◆ **Written exercise**
Repeat every entry word for word, skipping the pictures.

===== Data for this exercise

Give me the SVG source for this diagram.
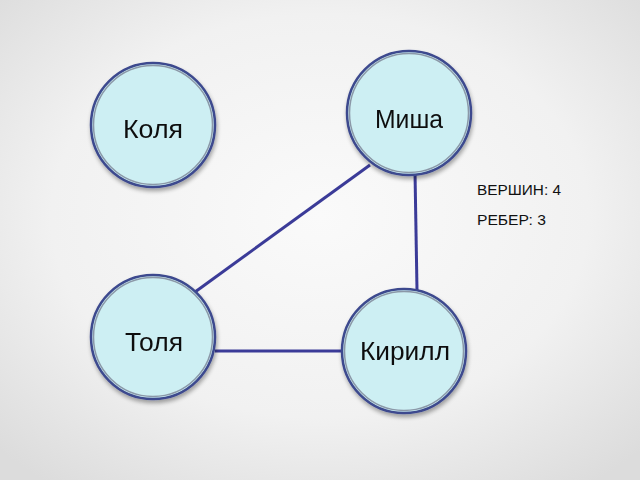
<svg xmlns="http://www.w3.org/2000/svg" width="640" height="480" viewBox="0 0 640 480">
<defs>
<radialGradient id="bg" cx="50%" cy="45%" r="70%">
<stop offset="0" stop-color="#fafafa"/>
<stop offset="0.6" stop-color="#f1f1f1"/>
<stop offset="1" stop-color="#dcdcdc"/>
</radialGradient>
<filter id="sh" x="-20%" y="-20%" width="150%" height="150%">
<feGaussianBlur in="SourceAlpha" stdDeviation="2"/>
<feOffset dx="1" dy="3"/>
<feComponentTransfer><feFuncA type="linear" slope="0.35"/></feComponentTransfer>
<feMerge><feMergeNode/><feMergeNode in="SourceGraphic"/></feMerge>
</filter>
</defs>
<style>
.node circle.o{fill:#cdeff3;stroke:#3d4a8e;stroke-width:2.5}
.node circle.i{fill:none;stroke:#8b98a8;stroke-width:1.5}
.node text{font-family:"Liberation Sans",Arial,sans-serif;font-size:25px;fill:#111;text-anchor:middle}
.edge{stroke:#3b3b98;stroke-width:3;fill:none}
.info{font-family:"Liberation Sans",Arial,sans-serif;font-size:15px;fill:#111}
</style>
<rect width="640" height="480" fill="url(#bg)"/>
<g id="edges">
<line class="edge" x1="370" y1="165" x2="195" y2="292"/>
<line class="edge" x1="415" y1="172" x2="417" y2="290"/>
<line class="edge" x1="215" y1="351" x2="343" y2="351"/>
</g>
<g id="kolya" class="node" filter="url(#sh)">
<circle class="o" cx="153" cy="125" r="62"/>
<circle class="i" cx="153" cy="125" r="59.5"/>
<text x="153" y="138" textLength="60" lengthAdjust="spacingAndGlyphs">Коля</text>
</g>
<g id="misha" class="node" filter="url(#sh)">
<circle class="o" cx="409" cy="113" r="62"/>
<circle class="i" cx="409" cy="113" r="59.5"/>
<text x="409" y="128" textLength="68" lengthAdjust="spacingAndGlyphs">Миша</text>
</g>
<g id="tolya" class="node" filter="url(#sh)">
<circle class="o" cx="153" cy="337" r="62"/>
<circle class="i" cx="153" cy="337" r="59.5"/>
<text x="154" y="351" textLength="58" lengthAdjust="spacingAndGlyphs">Толя</text>
</g>
<g id="kirill" class="node" filter="url(#sh)">
<circle class="o" cx="404" cy="351" r="62"/>
<circle class="i" cx="404" cy="351" r="59.5"/>
<text x="405" y="360" textLength="90" lengthAdjust="spacingAndGlyphs">Кирилл</text>
</g>
<g id="info">
<text class="info" x="477" y="195" textLength="84" lengthAdjust="spacingAndGlyphs">ВЕРШИН: 4</text>
<text class="info" x="477" y="225" textLength="69" lengthAdjust="spacingAndGlyphs">РЕБЕР: 3</text>
</g>
</svg>
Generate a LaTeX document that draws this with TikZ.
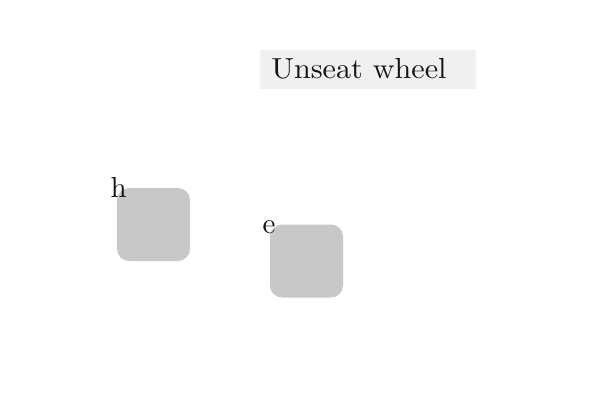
\documentclass[tikz,border=0pt]{standalone}
\usepackage{xcolor}
\definecolor{boxgray}{RGB}{240,240,240}
\definecolor{sqgray}{RGB}{200,200,200}
\definecolor{txt}{RGB}{20,20,20}
\tikzset{
  sqbox/.style={fill=sqgray, draw=none, rounded corners=12pt, minimum width=73pt, minimum height=73pt, inner sep=0pt},
  titlebox/.style={fill=boxgray, draw=none, minimum width=216pt, minimum height=39pt, inner sep=0pt},
  bigtext/.style={text=txt, inner sep=0pt, anchor=base west, font=\fontsize{10}{12}\selectfont, scale=2.9, transform shape},
}
\begin{document}
\begin{tikzpicture}[x=1pt,y=1pt]
\useasboundingbox (0,0) rectangle (600,400);
\node[titlebox] (tb) at (368,330.5) {};
\node[bigtext, xscale=1.04] (tt) at ([xshift=11pt,yshift=-9.2pt]tb.west) {Unseat wheel};
\node[sqbox] (h) at (153.5,175.5) {};
\node[bigtext] (hl) at ([xshift=-6.8pt,yshift=-9.7pt]h.north west) {h};
\node[sqbox] (e) at (306.5,139) {};
\node[bigtext] (el) at ([xshift=-7.8pt,yshift=-9.3pt]e.north west) {e};
\end{tikzpicture}
\end{document}
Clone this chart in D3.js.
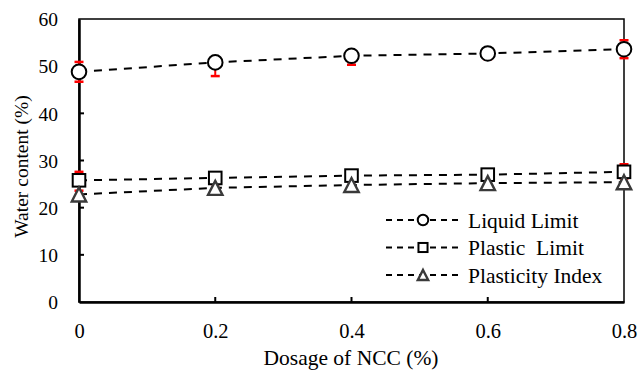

==========

◆ **Solution to this task**
Give me the SVG source for this diagram.
<svg xmlns="http://www.w3.org/2000/svg" width="640" height="480" viewBox="0 0 640 480">
<defs>
<radialGradient id="bg" cx="50%" cy="45%" r="70%">
<stop offset="0" stop-color="#fafafa"/>
<stop offset="0.6" stop-color="#f1f1f1"/>
<stop offset="1" stop-color="#dcdcdc"/>
</radialGradient>
<filter id="sh" x="-20%" y="-20%" width="150%" height="150%">
<feGaussianBlur in="SourceAlpha" stdDeviation="2"/>
<feOffset dx="1" dy="3"/>
<feComponentTransfer><feFuncA type="linear" slope="0.35"/></feComponentTransfer>
<feMerge><feMergeNode/><feMergeNode in="SourceGraphic"/></feMerge>
</filter>
</defs>
<style>
.node circle.o{fill:#cdeff3;stroke:#3d4a8e;stroke-width:2.5}
.node circle.i{fill:none;stroke:#8b98a8;stroke-width:1.5}
.node text{font-family:"Liberation Sans",Arial,sans-serif;font-size:25px;fill:#111;text-anchor:middle}
.edge{stroke:#3b3b98;stroke-width:3;fill:none}
.info{font-family:"Liberation Sans",Arial,sans-serif;font-size:15px;fill:#111}
</style>
<rect width="640" height="480" fill="url(#bg)"/>
<g id="edges">
<line class="edge" x1="370" y1="165" x2="195" y2="292"/>
<line class="edge" x1="415" y1="172" x2="417" y2="290"/>
<line class="edge" x1="215" y1="351" x2="343" y2="351"/>
</g>
<g id="kolya" class="node" filter="url(#sh)">
<circle class="o" cx="153" cy="125" r="62"/>
<circle class="i" cx="153" cy="125" r="59.5"/>
<text x="153" y="138" textLength="60" lengthAdjust="spacingAndGlyphs">Коля</text>
</g>
<g id="misha" class="node" filter="url(#sh)">
<circle class="o" cx="409" cy="113" r="62"/>
<circle class="i" cx="409" cy="113" r="59.5"/>
<text x="409" y="128" textLength="68" lengthAdjust="spacingAndGlyphs">Миша</text>
</g>
<g id="tolya" class="node" filter="url(#sh)">
<circle class="o" cx="153" cy="337" r="62"/>
<circle class="i" cx="153" cy="337" r="59.5"/>
<text x="154" y="351" textLength="58" lengthAdjust="spacingAndGlyphs">Толя</text>
</g>
<g id="kirill" class="node" filter="url(#sh)">
<circle class="o" cx="404" cy="351" r="62"/>
<circle class="i" cx="404" cy="351" r="59.5"/>
<text x="405" y="360" textLength="90" lengthAdjust="spacingAndGlyphs">Кирилл</text>
</g>
<g id="info">
<text class="info" x="477" y="195" textLength="84" lengthAdjust="spacingAndGlyphs">ВЕРШИН: 4</text>
<text class="info" x="477" y="225" textLength="69" lengthAdjust="spacingAndGlyphs">РЕБЕР: 3</text>
</g>
</svg>
Generate a LaTeX document that draws this with TikZ.
\documentclass[tikz,border=0pt]{standalone}
\usepackage{xcolor}
\definecolor{boxgray}{RGB}{240,240,240}
\definecolor{sqgray}{RGB}{200,200,200}
\definecolor{txt}{RGB}{20,20,20}
\tikzset{
  sqbox/.style={fill=sqgray, draw=none, rounded corners=12pt, minimum width=73pt, minimum height=73pt, inner sep=0pt},
  titlebox/.style={fill=boxgray, draw=none, minimum width=216pt, minimum height=39pt, inner sep=0pt},
  bigtext/.style={text=txt, inner sep=0pt, anchor=base west, font=\fontsize{10}{12}\selectfont, scale=2.9, transform shape},
}
\begin{document}
\begin{tikzpicture}[x=1pt,y=1pt]
\useasboundingbox (0,0) rectangle (600,400);
\node[titlebox] (tb) at (368,330.5) {};
\node[bigtext, xscale=1.04] (tt) at ([xshift=11pt,yshift=-9.2pt]tb.west) {Unseat wheel};
\node[sqbox] (h) at (153.5,175.5) {};
\node[bigtext] (hl) at ([xshift=-6.8pt,yshift=-9.7pt]h.north west) {h};
\node[sqbox] (e) at (306.5,139) {};
\node[bigtext] (el) at ([xshift=-7.8pt,yshift=-9.3pt]e.north west) {e};
\end{tikzpicture}
\end{document}
Clone this chart in D3.js.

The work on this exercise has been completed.